6.1. Further the Tribunal in the case of Commissioner of Central Excise and Service Tax Vs. Balaji Wire Pvt. Ltd. in para 7 has held as under:

"7. We further take note of the fact that the amount paid by the appellant was under protest during the course of investigation itself. Therefore, the said amount is not paid towards duty and was a deposit by the appellant under protest. Moreover, this Tribunal vide its Final Order dated 13/11/2016 has held that the respondent was not liable to pay any duty therefore the amount of refund was no duty and was only a deposit. Therefore, as held by the Hon'ble High Court of Madras in the case of Ucal Fuel Systems Ltd. (supra), we hold that the provisions of Section 11BB of Central Excise Act is not applicable as the amount in question was not paid towards duty, but only by way of deposit during investigation. As the Hon'ble High Court has granted interest on such deposit from the date of deposit till the date of refund, therefore, following the precedent decision of the Hon'ble High Court of Madras in the case of Ucal Fuel Systems Ltd. (supra), we hold that the learned Commissioner (Appeals) has rightly sanctioned the refund of interest to the respondent from the date of deposit till the date of refund."

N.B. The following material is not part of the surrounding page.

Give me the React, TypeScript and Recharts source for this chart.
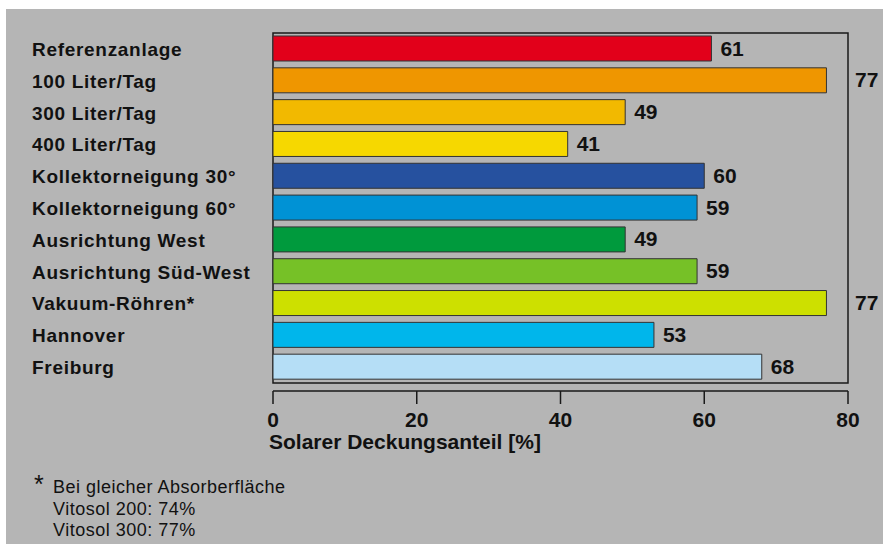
import { BarChart, Bar, XAxis, YAxis, Cell, LabelList, ReferenceArea } from "recharts";

const categories = [
  "Referenzanlage",
  "100 Liter/Tag",
  "300 Liter/Tag",
  "400 Liter/Tag",
  "Kollektorneigung 30°",
  "Kollektorneigung 60°",
  "Ausrichtung West",
  "Ausrichtung Süd-West",
  "Vakuum-Röhren*",
  "Hannover",
  "Freiburg",
];
const values = [61, 77, 49, 41, 60, 59, 49, 59, 77, 53, 68];
const barColors = [
  "#e2001a",
  "#ef9600",
  "#f2b900",
  "#f6d800",
  "#26519f",
  "#0092d5",
  "#009a3d",
  "#76c127",
  "#cde000",
  "#00b6eb",
  "#b5def6",
];
const xTicks = [0, 20, 40, 60, 80];
const footnote = ["Bei gleicher Absorberfläche", "Vitosol 200: 74%", "Vitosol 300: 77%"];

const data = categories.map((name, i) => ({ name, value: values[i] }));

const FONT = '"Liberation Sans", Arial, sans-serif';
const INK = "#111";

function CategoryTick(props: any) {
  const { y, payload } = props;
  return (
    <text
      x={32}
      y={y + 7}
      fill={INK}
      fontFamily={FONT}
      fontWeight="bold"
      fontSize={19}
      letterSpacing={0.7}
      textAnchor="start"
    >
      {payload.value}
    </text>
  );
}

function ValueLabel(props: any) {
  const { x, y, width, height, value } = props;
  const perUnit = width / value;
  const plotRight = x + 80 * perUnit;
  // the longest bars get their number outside the frame
  const lx = value >= 77 ? plotRight + 7 : x + width + 9;
  return (
    <text
      x={lx}
      y={y + height / 2 + 7}
      fill={INK}
      fontFamily={FONT}
      fontWeight="bold"
      fontSize={21}
    >
      {value}
    </text>
  );
}

export default function App() {
  return (
    <div style={{ position: "fixed", left: 0, top: 0, width: 883, height: 544, background: "#fff", overflow: "hidden" }}>
      <div style={{ position: "absolute", left: 6, top: 9, right: 0, bottom: 0, background: "#b5b5b5" }} />
      <div style={{ position: "absolute", left: 0, top: 0 }}>
        <BarChart
          width={883}
          height={544}
          data={data}
          layout="vertical"
          margin={{ top: 24, right: 35, left: 0, bottom: 93 }}
          barSize={25}
        >
          <ReferenceArea x1={0} x2={80} fill="none" stroke="#1a1a1a" strokeWidth={1.5} ifOverflow="visible" />
          <XAxis
            type="number"
            domain={[0, 80]}
            ticks={xTicks}
            interval={0}
            height={60}
            tickSize={13}
            tickMargin={8}
            axisLine={{ stroke: "#1a1a1a", strokeWidth: 1.5 }}
            tickLine={{ stroke: "#1a1a1a", strokeWidth: 1.5 }}
            tick={{ fill: INK, fontFamily: FONT, fontWeight: "bold", fontSize: 21 }}
          />
          <YAxis
            type="category"
            dataKey="name"
            width={273}
            axisLine={false}
            tickLine={false}
            padding={{ top: 9, bottom: 8 }}
            tick={<CategoryTick />}
            interval={0}
          />
          <Bar dataKey="value" stroke="#333" strokeWidth={1} isAnimationActive={false}>
            {data.map((d, i) => (
              <Cell key={d.name} fill={barColors[i]} />
            ))}
            <LabelList dataKey="value" content={<ValueLabel />} />
          </Bar>
        </BarChart>
      </div>
      <div
        style={{
          position: "absolute",
          left: 269,
          top: 430,
          fontFamily: FONT,
          fontWeight: "bold",
          fontSize: 21,
          color: INK,
          whiteSpace: "nowrap",
        }}
      >
        Solarer Deckungsanteil [%]
      </div>
      <div
        style={{
          position: "absolute",
          left: 32,
          top: 477,
          fontFamily: FONT,
          fontSize: 18,
          letterSpacing: 0.5,
          lineHeight: "21.5px",
          color: INK,
        }}
      >
        {footnote.map((line, i) => (
          <div key={line} style={{ position: "relative", paddingLeft: 21 }}>
            {i === 0 && (
              <span style={{ position: "absolute", left: 2, top: -3, fontSize: 25 }}>*</span>
            )}
            {line}
          </div>
        ))}
      </div>
    </div>
  );
}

6.2. Further I find that in view of the decisions relied upon by the appellant wherein it has been held that the assessee is entitled to interest from the date of deposit till the date of refund.

7. By following the ratio of the above said decisions, I am of the considered opinion that the impugned order is not sustainable in law and therefore the same is set aside by allowing the appeal of the appellant.